WRITTEN PROBLEM: Only the lines from the start of the data to the line containing "20, 22.5, 25];", both included, should be output, exactly and without pictures.

──────── DATA LINES ────────

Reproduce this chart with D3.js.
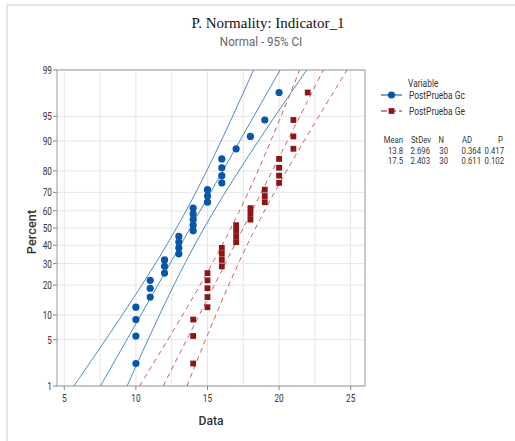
<!DOCTYPE html>
<meta charset="utf-8">
<style>
  body { margin: 0; background: #fff; }
  text { font-family: "Roboto", "Liberation Sans", sans-serif; fill: #333; }
  .grid line { stroke: #e6e6e6; stroke-width: 1; }
</style>
<body>
<script src="https://d3js.org/d3.v7.min.js"></script>
<script>
// data
var gcValues = [10,10,10,10,11,11,11,12,12,12,13,13,13,13,14,14,14,14,14,15,15,15,16,16,16,16,17,18,19,20];
var geValues = [14,14,14,15,15,15,15,15,16,16,16,16,17,17,17,17,18,18,18,19,19,19,20,20,20,20,21,21,21,22];
var seriesNames = ["PostPrueba Gc", "PostPrueba Ge"];
var statHeaders = ["Mean", "StDev", "N", "AD", "P"];
var gcStats = ["13.8", "2.696", "30", "0.364", "0.417"];
var geStats = ["17.5", "2.403", "30", "0.611", "0.102"];
var percentTicks = [1, 5, 10, 20, 30, 40, 50, 60, 70, 80, 90, 95, 99];
var dataTicks = [5, 10, 15, 20, 25];
var dataGrid = [5, 7.5, 10, 12.5, 15, 17.5, 20, 22.5, 25];

// inverse normal cdf (Acklam)
function probit(p) {
  var a = [-39.6968302866538, 220.946098424521, -275.928510446969, 138.357751867269, -30.6647980661472, 2.50662827745924],
      b = [-54.4760987982241, 161.585836858041, -155.698979859887, 66.8013118877197, -13.2806815528857],
      c = [-0.00778489400243029, -0.322396458041136, -2.40075827716184, -2.54973253934373, 4.37466414146497, 2.93816398269878],
      d = [0.00778469570904146, 0.32246712907004, 2.445134137143, 3.75440866190742];
  var q, r;
  if (p < 0.02425) {
    q = Math.sqrt(-2 * Math.log(p));
    return (((((c[0]*q+c[1])*q+c[2])*q+c[3])*q+c[4])*q+c[5]) / ((((d[0]*q+d[1])*q+d[2])*q+d[3])*q+1);
  } else if (p > 1 - 0.02425) {
    q = Math.sqrt(-2 * Math.log(1 - p));
    return -(((((c[0]*q+c[1])*q+c[2])*q+c[3])*q+c[4])*q+c[5]) / ((((d[0]*q+d[1])*q+d[2])*q+d[3])*q+1);
  }
  q = p - 0.5; r = q * q;
  return (((((a[0]*r+a[1])*r+a[2])*r+a[3])*r+a[4])*r+a[5])*q / (((((b[0]*r+b[1])*r+b[2])*r+b[3])*r+b[4])*r+1);
}

var W = 515, H = 441;
var pLeft = 57, pRight = 365, pTop = 70, pBottom = 386;

var svg = d3.select("body").append("svg").attr("width", W).attr("height", H);

// condensed text helper: squeeze glyphs horizontally
function ctext(g, x, y, str, anchor, size, sx) {
  return g.append("text")
    .attr("transform", "translate(" + x + "," + y + ") scale(" + sx + ",1)")
    .attr("dy", "0.35em").attr("text-anchor", anchor)
    .style("font-size", size + "px").text(str);
}

// outer frame lines
svg.append("line").attr("x1", 7).attr("x2", W).attr("y1", 5).attr("y2", 5)
  .attr("stroke", "#dcdcdc").attr("stroke-width", 1.5);
svg.append("line").attr("x1", 7).attr("x2", 7).attr("y1", 5).attr("y2", H)
  .attr("stroke", "#dcdcdc").attr("stroke-width", 1.5);

var x = d3.scaleLinear().domain([4.49, 26.0]).range([pLeft, pRight]);
var zTop = probit(0.99);
var yz = d3.scaleLinear().domain([-zTop, zTop]).range([pBottom, pTop]);
function y(pct) { return yz(probit(pct / 100)); }

// grid
var grid = svg.append("g").attr("class", "grid");
grid.selectAll(".gx").data(dataGrid).enter().append("line")
  .attr("x1", function(d) { return x(d); }).attr("x2", function(d) { return x(d); })
  .attr("y1", pTop).attr("y2", pBottom);
grid.selectAll(".gy").data(percentTicks).enter().append("line")
  .attr("x1", pLeft).attr("x2", pRight)
  .attr("y1", function(d) { return y(d); }).attr("y2", function(d) { return y(d); });

// frame
svg.append("rect").attr("x", pLeft).attr("y", pTop).attr("width", pRight - pLeft).attr("height", pBottom - pTop)
  .attr("fill", "none").attr("stroke", "#999").attr("stroke-width", 1);

// axes
var yAxis = svg.append("g");
percentTicks.forEach(function(d) {
  yAxis.append("line").attr("x1", pLeft - 4).attr("x2", pLeft)
    .attr("y1", y(d)).attr("y2", y(d)).attr("stroke", "#888");
  ctext(yAxis, pLeft - 5, y(d), d, "end", 11.5, 0.72);
});
var xAxis = svg.append("g");
dataTicks.forEach(function(d) {
  xAxis.append("line").attr("x1", x(d)).attr("x2", x(d))
    .attr("y1", pBottom).attr("y2", pBottom + 4).attr("stroke", "#888");
  ctext(xAxis, x(d), pBottom + 12, d, "middle", 11.5, 0.72);
});

ctext(svg, 211, 420, "Data", "middle", 13.5, 0.9).style("font-weight", 500);
svg.append("text").attr("transform", "translate(31,232) rotate(-90) scale(0.95,1)").attr("dy", "0.35em")
  .attr("text-anchor", "middle").style("font-size", "13.5px").style("font-weight", 500).text("Percent");

// titles
svg.append("text").attr("x", 268).attr("y", 23).attr("dy", "0.35em")
  .attr("text-anchor", "middle")
  .style("font-family", "'Liberation Serif', serif").style("font-size", "15px").style("fill", "#111")
  .text("P. Normality: Indicator_1");
ctext(svg, 261, 42, "Normal - 95% CI", "middle", 12.5, 0.93).style("fill", "#666");

// fitted line and 95% CI for each series
function stats(v) {
  return { mean: d3.mean(v), sd: d3.deviation(v), n: v.length };
}
svg.append("clipPath").attr("id", "plotclip").append("rect")
  .attr("x", pLeft).attr("y", pTop).attr("width", pRight - pLeft).attr("height", pBottom - pTop);
var plot = svg.append("g").attr("clip-path", "url(#plotclip)");

function drawFit(v, color, dash) {
  var s = stats(v);
  var zs = d3.range(0, 101).map(function(i) { return -zTop + i * (2 * zTop / 100); });
  [-1, 0, 1].forEach(function(k) {
    var line = d3.line()
      .x(function(z) {
        var hw = 1.959964 * s.sd * Math.sqrt(1 / s.n + z * z / (2 * s.n));
        return x(s.mean + s.sd * z + k * hw);
      })
      .y(function(z) { return yz(z); });
    plot.append("path").datum(zs).attr("d", line)
      .attr("fill", "none").attr("stroke", color).attr("stroke-width", 1)
      .attr("stroke-dasharray", dash);
  });
}
drawFit(gcValues, "#4a85c8", null);
drawFit(geValues, "#cc5a5e", "5,4");

function ranks(v) {
  var sorted = v.slice().sort(d3.ascending);
  return sorted.map(function(d, i) { return { v: d, p: (i + 1 - 0.3) / (sorted.length + 0.4) }; });
}
plot.selectAll(".gc").data(ranks(gcValues)).enter().append("circle")
  .attr("cx", function(d) { return x(d.v); })
  .attr("cy", function(d) { return yz(probit(d.p)); })
  .attr("r", 3.6).attr("fill", "#0856a8");
plot.selectAll(".ge").data(ranks(geValues)).enter().append("rect")
  .attr("x", function(d) { return x(d.v) - 2.9; })
  .attr("y", function(d) { return yz(probit(d.p)) - 2.9; })
  .attr("width", 5.8).attr("height", 5.8).attr("fill", "#8e1515");

// legend
var lg = svg.append("g");
var fs = 10.5, sq = 0.8;
ctext(lg, 408, 83, "Variable", "start", fs, sq);
lg.append("line").attr("x1", 381).attr("x2", 402).attr("y1", 95).attr("y2", 95)
  .attr("stroke", "#4a85c8").attr("stroke-width", 1.5);
lg.append("circle").attr("cx", 391.5).attr("cy", 95).attr("r", 3.6).attr("fill", "#0856a8");
ctext(lg, 409, 95, seriesNames[0], "start", fs, sq);
lg.append("line").attr("x1", 381).attr("x2", 402).attr("y1", 111).attr("y2", 111)
  .attr("stroke", "#cc5a5e").attr("stroke-width", 1.5).attr("stroke-dasharray", "6,3");
lg.append("rect").attr("x", 388.6).attr("y", 108.1).attr("width", 5.8).attr("height", 5.8).attr("fill", "#8e1515");
ctext(lg, 409, 111, seriesNames[1], "start", fs, sq);

// statistics table
var tfs = 9, tsq = 0.86;
var headerRight = [403, 431, 444, 472, 503];
var valueRight = [403, 430, 448, 481, 504];
statHeaders.forEach(function(d, i) { ctext(lg, headerRight[i], 139.5, d, "end", tfs, tsq); });
[gcStats, geStats].forEach(function(row, r) {
  row.forEach(function(d, i) { ctext(lg, valueRight[i], 150.5 + r * 10, d, "end", tfs, tsq); });
});
</script>
</body>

────────

COMPLETED EXERCISE:
Reproduce this chart with D3.js.
<!DOCTYPE html>
<meta charset="utf-8">
<style>
  body { margin: 0; background: #fff; }
  text { font-family: "Roboto", "Liberation Sans", sans-serif; fill: #333; }
  .grid line { stroke: #e6e6e6; stroke-width: 1; }
</style>
<body>
<script src="https://d3js.org/d3.v7.min.js"></script>
<script>
// data
var gcValues = [10,10,10,10,11,11,11,12,12,12,13,13,13,13,14,14,14,14,14,15,15,15,16,16,16,16,17,18,19,20];
var geValues = [14,14,14,15,15,15,15,15,16,16,16,16,17,17,17,17,18,18,18,19,19,19,20,20,20,20,21,21,21,22];
var seriesNames = ["PostPrueba Gc", "PostPrueba Ge"];
var statHeaders = ["Mean", "StDev", "N", "AD", "P"];
var gcStats = ["13.8", "2.696", "30", "0.364", "0.417"];
var geStats = ["17.5", "2.403", "30", "0.611", "0.102"];
var percentTicks = [1, 5, 10, 20, 30, 40, 50, 60, 70, 80, 90, 95, 99];
var dataTicks = [5, 10, 15, 20, 25];
var dataGrid = [5, 7.5, 10, 12.5, 15, 17.5, 20, 22.5, 25];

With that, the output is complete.